Incarcerated for Love

My sister is a Discalced Carmelite nun. For more than 30 years she has remained within the walls of a cloistered monastery living an austere and joyous life of prayer, sacrifice and community life centered on Jesus Christ and in imitation of the Blessed Virgin Mary.

Everyone asks me why. Why does she live such a life of penance, shut away from the world? There are several answers: she and her community are making reparation for sins, and they are engaged in prayer, petition and thanksgiving to make up for so many who ignore and insult God.

But my favorite answer is “She’s in love.”

She fell in love and married Christ and, like any ardent bride, she places her Beloved above all else. Some wives follow their husbands around the world. She follows her Bridegroom on a different journey, into the recesses of contemplative prayer where she finds Love.
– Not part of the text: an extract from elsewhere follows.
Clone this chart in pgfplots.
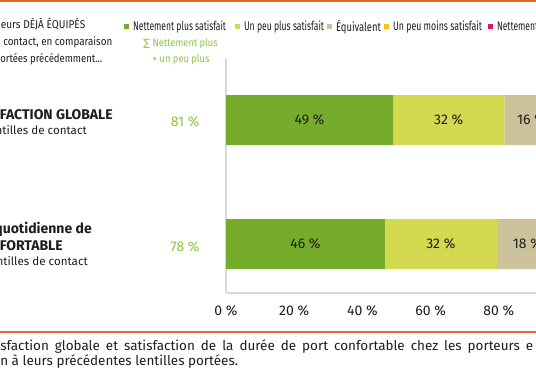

I once heard a priest describe the nuns’ vocation as an “incarceration of love” and the phrase cut a hard groove in my mind. To incarcerate means to imprison. How does captivity jibe with intimacy? To what extent do we have to sacrifice independence to commit to love?

I have another sister, a dedicated wife and mother of three. She has a plaque in her kitchen that says, “Having children is like being pecked to death by ducks.” Okay, a little strong, but I think most mothers can relate. Most of us know that children can bring a whole new meaning to the Gospel message of dying to oneself. Both of my sisters, in very divergent ways, are acknowledging the challenges of love.

One of the hardest things in the world to do is to love. Once we love, willingly or unwillingly, we begin to give up ourselves in pieces to another. The pieces leave vulnerable spaces. The spaces grow apace, and over time we become an amalgam of our loved ones with our original selves relegated to a core. Even the core begins to shrink.

That’s a lot to sacrifice and yet human beings seek love intuitively through friendship, romantic love, motherhood and fatherhood. The desire, the emotions come easily to most of us, but the required sacrifice does not. It’s no wonder our world, our culture, our families are filled with damaged relationships brought about by unrequited love, love that falls short of what it is intended to do.

According to Christ, love requires an incarceration of our hearts and our independence. We must be willing to donate ourselves in a continuous mode of captivity if we seek to truly love because love won’t accept anything short of it. If you need proof, just look at the marital statistics, or rather the divorce statistics. Try being married and not continually giving of yourself, in larger and larger pieces, and you will fail. Try raising children and holding onto your personal agenda. Try caring for an elderly parent yet maintaining your own independence. It doesn’t work. Love requires that we transform ourselves into organs of giving.

Now try to fulfill love’s demands without prayer, without seeking grace, and again you will fail. We can not love without sacrifice and we can not sacrifice without the love of Christ. Love is a superhuman feat and it requires supernatural graces.

Think of the greatest examples of unconditional love and you will find they are propelled by grace. Our Lady was incarcerated all of Her life for love of God. Her “Fiat,” a beautiful example of love, was made possible by the grace of Her humility or “captivity.” Christ walked the earth in a captivity of love for humankind. It was a burning sacrificial love that kept Him preaching, traveling, suffering and dying on the cross when a more “independent” type of love would have fled. He is incarcerated still, both humanly and divinely, in the tabernacles of the world.

Spending our lives loving is what we are called to do. How we love counts, but why we love is the keystone to the edifice. We love because Christ loves us, and we love others the way He loves us: in a willing incarceration of love. To lasso this high ideal and rein it into our every day existence is the greatest challenge we can face. For most of us, it’s the work of a lifetime.